The biggest complaint about the current chaos? All the experimentation on the ground undermines the very principle of consistency and uniformity that made the Federal Sentencing Guidelines a necessity in the first place. But critics of the guidelines—judges foremost among them—have spent years arguing that uniformity is overrated since, in the 20 years since their inception, the guidelines have become complicated, draconian, and unfair. Blakely certainly doesn’t address all of their complaints about the guidelines. But to some degree, it puts the ball back in the courts’ court.
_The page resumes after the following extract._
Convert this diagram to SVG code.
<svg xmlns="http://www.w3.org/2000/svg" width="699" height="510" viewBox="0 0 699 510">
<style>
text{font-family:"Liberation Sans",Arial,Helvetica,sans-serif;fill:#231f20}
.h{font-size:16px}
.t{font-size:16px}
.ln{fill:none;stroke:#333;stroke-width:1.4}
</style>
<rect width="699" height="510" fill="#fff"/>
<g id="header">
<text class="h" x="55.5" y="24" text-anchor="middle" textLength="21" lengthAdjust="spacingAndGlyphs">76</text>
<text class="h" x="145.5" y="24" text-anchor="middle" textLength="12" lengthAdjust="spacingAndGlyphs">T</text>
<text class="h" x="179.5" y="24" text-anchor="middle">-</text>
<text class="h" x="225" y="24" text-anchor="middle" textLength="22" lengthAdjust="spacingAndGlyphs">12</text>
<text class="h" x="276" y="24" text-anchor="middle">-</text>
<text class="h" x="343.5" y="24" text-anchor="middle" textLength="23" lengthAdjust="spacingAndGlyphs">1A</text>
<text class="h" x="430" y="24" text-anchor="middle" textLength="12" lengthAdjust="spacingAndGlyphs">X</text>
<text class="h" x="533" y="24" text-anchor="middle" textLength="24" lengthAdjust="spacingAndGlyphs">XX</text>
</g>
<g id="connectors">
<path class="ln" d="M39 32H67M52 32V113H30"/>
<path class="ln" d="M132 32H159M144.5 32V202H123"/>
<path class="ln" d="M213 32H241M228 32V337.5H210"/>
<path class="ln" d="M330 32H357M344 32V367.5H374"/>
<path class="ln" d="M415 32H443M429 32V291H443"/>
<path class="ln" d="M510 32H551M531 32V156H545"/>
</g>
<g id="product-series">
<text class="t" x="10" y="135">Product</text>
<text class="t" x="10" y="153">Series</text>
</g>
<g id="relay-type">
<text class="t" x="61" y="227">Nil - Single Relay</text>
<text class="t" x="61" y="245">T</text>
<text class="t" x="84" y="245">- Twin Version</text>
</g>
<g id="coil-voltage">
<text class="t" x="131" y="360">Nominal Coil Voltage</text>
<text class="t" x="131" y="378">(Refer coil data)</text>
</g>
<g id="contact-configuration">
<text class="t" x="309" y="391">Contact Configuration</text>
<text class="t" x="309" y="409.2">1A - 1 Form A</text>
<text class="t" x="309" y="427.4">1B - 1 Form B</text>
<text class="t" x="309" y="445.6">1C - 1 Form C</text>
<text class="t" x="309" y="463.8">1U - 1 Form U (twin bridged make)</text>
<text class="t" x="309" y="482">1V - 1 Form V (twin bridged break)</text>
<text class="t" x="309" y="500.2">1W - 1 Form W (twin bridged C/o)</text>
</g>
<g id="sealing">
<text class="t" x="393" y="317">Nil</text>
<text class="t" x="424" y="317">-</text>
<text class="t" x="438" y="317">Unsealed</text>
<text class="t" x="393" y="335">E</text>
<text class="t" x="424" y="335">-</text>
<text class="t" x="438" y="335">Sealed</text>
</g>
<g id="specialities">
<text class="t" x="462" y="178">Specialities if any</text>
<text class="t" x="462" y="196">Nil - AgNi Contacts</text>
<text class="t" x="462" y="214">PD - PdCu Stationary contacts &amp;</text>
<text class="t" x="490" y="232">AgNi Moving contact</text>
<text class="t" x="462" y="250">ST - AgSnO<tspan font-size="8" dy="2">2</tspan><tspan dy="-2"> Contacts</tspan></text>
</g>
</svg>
Professor Berman over at the Sentencing Law and Policy blog tells me I’m dead wrong on this. He says this mess is messier than the usual post-decision mess and that the court has to address it quickly because the other players who might have stepped in to fix things purposely stepped back in the belief that the court would get involved. That’s a good reason for the court to hear one of these cases but not a reason for it to hear the first (bad) test case that comes along. Berman also notes the serious risk that the same politics that used to animate judges’ sentencing decisions are now at play after Blakely: Judges who hated the guidelines could use Blakely to detonate them; judges who loved them are following them anyhow. All of which reassures me that power is back in the hands of the judges.

Yes, there is a circuit split upon us, meaning different courts of appeals have reached different conclusions about the constitutionality of the guidelines. But we live with circuit splits all the time. It felt like the circuits were split over affirmative action for about a million years. The Supreme Court eventually takes these cases and resolves them, as is its mandate. But in the meantime, it’s not obvious to me that having different results in different jurisdictions really means the sky is falling. And it certainly doesn’t mean the high court should have decided a case that wasn’t before it last month. It might just mean that the old judicial laboratory is back in business. As it should be.